Add metadata cache validity hours to Maven upstreams

🔥 Problem

In Maven's world, maven-metadata.xml files represent metadata (obvious right) about the registry state. Its primary function is to list the available versions of a given package.

In Maven virtual registries, the cache system has a validity period that defines how much time a cache entry is considered as valid before being checked with the upstream for any updates.

The problem is that this period value can be set to 0, meaning the the virtual registry will never check with upstream for updates. Thus, the cached "version" of the file will be kept around for ever. This could be problematic for metadata files. We can imagine that when a new version is published to the upstream, the metadata file is updated and so if we use the old version of that file, clients will not "see" the newest version.

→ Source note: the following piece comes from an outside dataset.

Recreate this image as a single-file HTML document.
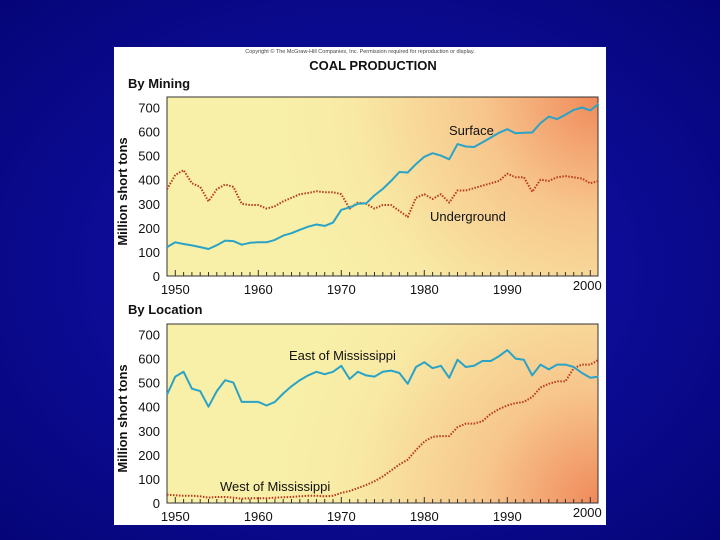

This situations arises under specific conditions:

  • a snapshot dependency is used.

  • a non snapshot dependency + a range selector is used:

     <!-- Accepts 1.2.3 or any newer version -->
          <dependency>
              <groupId>junit</groupId>
              <artifactId>junit</artifactId>
              <version>[1.2.3,)</version>
          </dependency>
  • a cache validity period of 0 is used.

    • This is the value that we default to when the upstream being created points to Maven central and the user doesn't pass any specific value.
  • a new version of the dependency is published, and we want to pull it through the virtual registries.

🚒 Solution

  • Have two validity periods on the upstream: one for the actual files, one for everything else including API calls (not used for Maven) and metadata responses/files.
    • Introduce a new column (default value could be 1 or 24). That column should not be allowed to be set to 0.
  • Update the Maven handle file request service so that:
    1. We detect when we have a metadata call. The requested file is maven-metadata.xml.
    2. Correctly select which cache validity period we should use.
    3. Apply the existing logic with the selected cache validity
  • Update the related documentation.

Opportunities:

  • We could embed the entire change in the model #stale? function. This way, the service would not need any change.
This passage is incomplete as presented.